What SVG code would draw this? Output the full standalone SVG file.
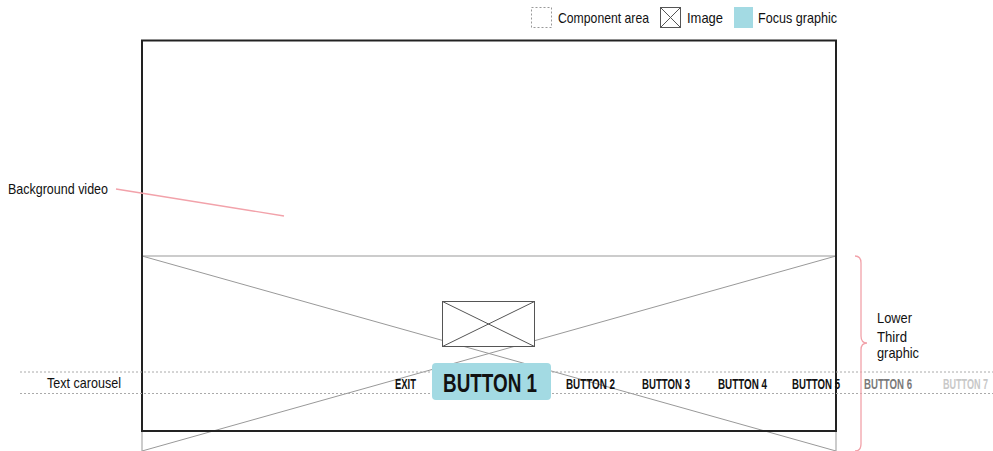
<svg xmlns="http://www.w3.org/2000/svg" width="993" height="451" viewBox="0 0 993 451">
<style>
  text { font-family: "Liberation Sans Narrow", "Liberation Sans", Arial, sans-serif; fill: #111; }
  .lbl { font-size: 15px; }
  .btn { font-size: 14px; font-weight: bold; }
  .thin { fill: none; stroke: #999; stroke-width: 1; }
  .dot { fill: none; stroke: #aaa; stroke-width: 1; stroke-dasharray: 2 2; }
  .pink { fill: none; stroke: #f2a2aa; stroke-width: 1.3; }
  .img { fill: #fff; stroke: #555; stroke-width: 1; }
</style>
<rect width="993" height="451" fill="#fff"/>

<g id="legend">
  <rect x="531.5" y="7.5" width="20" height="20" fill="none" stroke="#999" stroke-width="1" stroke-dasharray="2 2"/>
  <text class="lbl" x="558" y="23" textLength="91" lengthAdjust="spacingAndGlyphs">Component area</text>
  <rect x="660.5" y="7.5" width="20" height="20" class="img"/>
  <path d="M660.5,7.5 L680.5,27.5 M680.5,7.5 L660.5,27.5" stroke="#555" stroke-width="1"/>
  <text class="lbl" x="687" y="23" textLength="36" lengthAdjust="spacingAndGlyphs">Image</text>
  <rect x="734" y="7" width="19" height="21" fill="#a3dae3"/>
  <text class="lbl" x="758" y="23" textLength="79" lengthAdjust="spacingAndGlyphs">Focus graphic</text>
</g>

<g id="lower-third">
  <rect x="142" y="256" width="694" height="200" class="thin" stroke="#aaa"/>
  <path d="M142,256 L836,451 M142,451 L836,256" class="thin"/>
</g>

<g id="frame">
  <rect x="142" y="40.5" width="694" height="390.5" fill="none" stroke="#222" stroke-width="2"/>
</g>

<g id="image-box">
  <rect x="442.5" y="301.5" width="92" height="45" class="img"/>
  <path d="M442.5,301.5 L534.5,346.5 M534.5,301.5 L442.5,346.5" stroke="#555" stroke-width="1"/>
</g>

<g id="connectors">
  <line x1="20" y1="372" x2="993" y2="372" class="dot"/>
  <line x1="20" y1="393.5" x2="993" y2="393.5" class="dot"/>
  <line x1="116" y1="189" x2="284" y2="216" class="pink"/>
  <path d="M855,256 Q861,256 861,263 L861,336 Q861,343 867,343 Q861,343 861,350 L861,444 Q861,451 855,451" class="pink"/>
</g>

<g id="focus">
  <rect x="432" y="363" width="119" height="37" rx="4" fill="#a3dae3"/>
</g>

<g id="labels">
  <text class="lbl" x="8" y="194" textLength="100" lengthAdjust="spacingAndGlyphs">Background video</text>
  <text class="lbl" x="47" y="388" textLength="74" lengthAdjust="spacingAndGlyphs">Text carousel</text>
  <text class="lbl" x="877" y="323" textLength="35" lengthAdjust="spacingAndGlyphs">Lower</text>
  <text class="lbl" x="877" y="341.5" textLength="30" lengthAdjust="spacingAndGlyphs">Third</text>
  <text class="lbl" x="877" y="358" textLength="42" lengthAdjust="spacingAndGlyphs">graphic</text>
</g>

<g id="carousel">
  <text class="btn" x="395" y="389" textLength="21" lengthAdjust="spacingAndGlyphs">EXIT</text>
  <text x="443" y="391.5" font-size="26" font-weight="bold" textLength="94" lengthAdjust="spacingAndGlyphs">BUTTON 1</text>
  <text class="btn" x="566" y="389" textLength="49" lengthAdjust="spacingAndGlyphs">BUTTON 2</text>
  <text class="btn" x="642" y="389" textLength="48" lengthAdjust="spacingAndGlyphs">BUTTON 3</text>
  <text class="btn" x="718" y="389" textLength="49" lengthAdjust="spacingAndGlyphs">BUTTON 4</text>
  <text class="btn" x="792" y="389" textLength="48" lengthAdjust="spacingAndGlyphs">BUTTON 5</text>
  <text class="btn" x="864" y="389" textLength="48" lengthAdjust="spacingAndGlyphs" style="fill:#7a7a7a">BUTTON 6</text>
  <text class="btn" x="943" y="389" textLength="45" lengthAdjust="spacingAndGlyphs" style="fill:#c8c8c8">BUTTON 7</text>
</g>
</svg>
+ + +
_What this task involves_.
Copy the listing exactly. Any image in it stays out of the copy.

_Output_.
What SVG code would draw this? Output the full standalone SVG file.
<svg xmlns="http://www.w3.org/2000/svg" width="993" height="451" viewBox="0 0 993 451">
<style>
  text { font-family: "Liberation Sans Narrow", "Liberation Sans", Arial, sans-serif; fill: #111; }
  .lbl { font-size: 15px; }
  .btn { font-size: 14px; font-weight: bold; }
  .thin { fill: none; stroke: #999; stroke-width: 1; }
  .dot { fill: none; stroke: #aaa; stroke-width: 1; stroke-dasharray: 2 2; }
  .pink { fill: none; stroke: #f2a2aa; stroke-width: 1.3; }
  .img { fill: #fff; stroke: #555; stroke-width: 1; }
</style>
<rect width="993" height="451" fill="#fff"/>

<g id="legend">
  <rect x="531.5" y="7.5" width="20" height="20" fill="none" stroke="#999" stroke-width="1" stroke-dasharray="2 2"/>
  <text class="lbl" x="558" y="23" textLength="91" lengthAdjust="spacingAndGlyphs">Component area</text>
  <rect x="660.5" y="7.5" width="20" height="20" class="img"/>
  <path d="M660.5,7.5 L680.5,27.5 M680.5,7.5 L660.5,27.5" stroke="#555" stroke-width="1"/>
  <text class="lbl" x="687" y="23" textLength="36" lengthAdjust="spacingAndGlyphs">Image</text>
  <rect x="734" y="7" width="19" height="21" fill="#a3dae3"/>
  <text class="lbl" x="758" y="23" textLength="79" lengthAdjust="spacingAndGlyphs">Focus graphic</text>
</g>

<g id="lower-third">
  <rect x="142" y="256" width="694" height="200" class="thin" stroke="#aaa"/>
  <path d="M142,256 L836,451 M142,451 L836,256" class="thin"/>
</g>

<g id="frame">
  <rect x="142" y="40.5" width="694" height="390.5" fill="none" stroke="#222" stroke-width="2"/>
</g>

<g id="image-box">
  <rect x="442.5" y="301.5" width="92" height="45" class="img"/>
  <path d="M442.5,301.5 L534.5,346.5 M534.5,301.5 L442.5,346.5" stroke="#555" stroke-width="1"/>
</g>

<g id="connectors">
  <line x1="20" y1="372" x2="993" y2="372" class="dot"/>
  <line x1="20" y1="393.5" x2="993" y2="393.5" class="dot"/>
  <line x1="116" y1="189" x2="284" y2="216" class="pink"/>
  <path d="M855,256 Q861,256 861,263 L861,336 Q861,343 867,343 Q861,343 861,350 L861,444 Q861,451 855,451" class="pink"/>
</g>

<g id="focus">
  <rect x="432" y="363" width="119" height="37" rx="4" fill="#a3dae3"/>
</g>

<g id="labels">
  <text class="lbl" x="8" y="194" textLength="100" lengthAdjust="spacingAndGlyphs">Background video</text>
  <text class="lbl" x="47" y="388" textLength="74" lengthAdjust="spacingAndGlyphs">Text carousel</text>
  <text class="lbl" x="877" y="323" textLength="35" lengthAdjust="spacingAndGlyphs">Lower</text>
  <text class="lbl" x="877" y="341.5" textLength="30" lengthAdjust="spacingAndGlyphs">Third</text>
  <text class="lbl" x="877" y="358" textLength="42" lengthAdjust="spacingAndGlyphs">graphic</text>
</g>

<g id="carousel">
  <text class="btn" x="395" y="389" textLength="21" lengthAdjust="spacingAndGlyphs">EXIT</text>
  <text x="443" y="391.5" font-size="26" font-weight="bold" textLength="94" lengthAdjust="spacingAndGlyphs">BUTTON 1</text>
  <text class="btn" x="566" y="389" textLength="49" lengthAdjust="spacingAndGlyphs">BUTTON 2</text>
  <text class="btn" x="642" y="389" textLength="48" lengthAdjust="spacingAndGlyphs">BUTTON 3</text>
  <text class="btn" x="718" y="389" textLength="49" lengthAdjust="spacingAndGlyphs">BUTTON 4</text>
  <text class="btn" x="792" y="389" textLength="48" lengthAdjust="spacingAndGlyphs">BUTTON 5</text>
  <text class="btn" x="864" y="389" textLength="48" lengthAdjust="spacingAndGlyphs" style="fill:#7a7a7a">BUTTON 6</text>
  <text class="btn" x="943" y="389" textLength="45" lengthAdjust="spacingAndGlyphs" style="fill:#c8c8c8">BUTTON 7</text>
</g>
</svg>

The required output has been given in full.